Pilots can find RCO frequencies in charts or publications such as the chart Supplement or Canada Flight Supplement. The RCO is used to make a radio call to the outlet as if the pilot were making the call directly to the FSS or FIC. The outlet will relay the call (and the briefer's response) automatically. RCOs are sometimes confused with RTRs, or remote transmitter/receivers. In fact, the difference between the two is subtle. While RCOs serve flight service stations, RTRs serve terminal air traffic control facilities.

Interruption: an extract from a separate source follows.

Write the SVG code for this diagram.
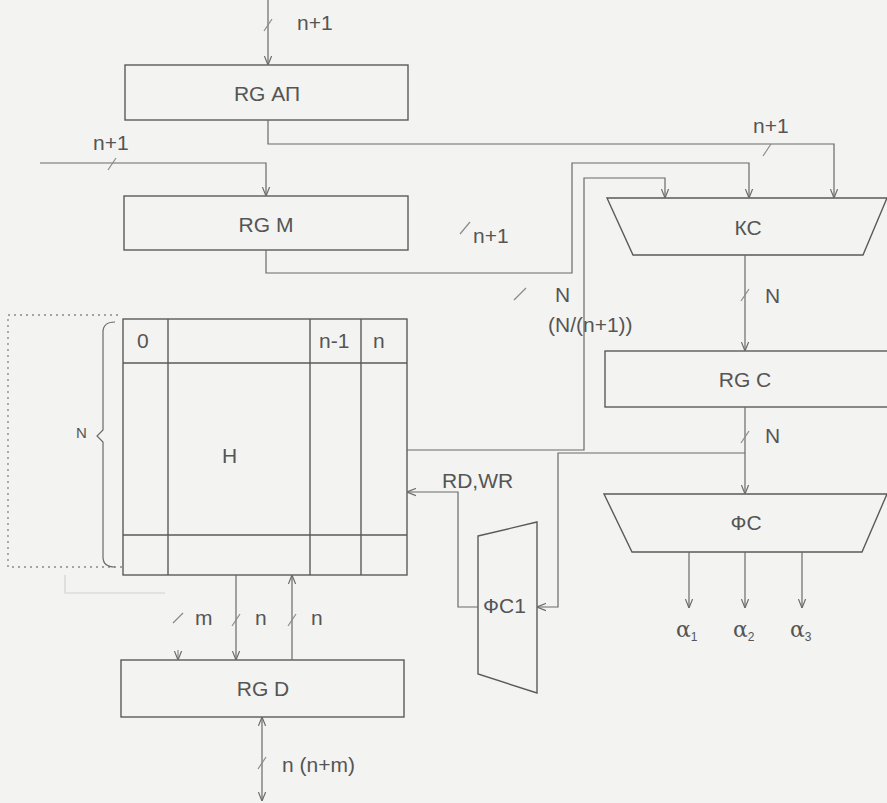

RCOs and RTRs may be UHF or VHF and are divided into a variety of classes determined by the number of transmitters or receivers. Classes A through G are used mainly for air/ground communications. Class O facilities were created specifically to provide ground-to-ground communication between air traffic controllers and pilots located at satellite airports. The idea was to create a way for pilots to receive en-route clearances or departure authorizations and cancel IFR flight plans. Class O RTRs also were intended to allow pilots flying below the coverage of the primary air/ground frequency to continue to receive advisories from air traffic control. Class O facilities are non-protected outlets and are subject to prolonged outages which may go undetected and unreported.

There is also a special variant of RCO, which in Canada is called a Dial-up Remote Communications Outlet (DRCO) and in the U.S. is called a Ground communication outlet (GCO). DRCOs and GCOs connect to an FIC or FSS over a phone line, and pilots initiate the connection by keying their microphones in a prescribed pattern.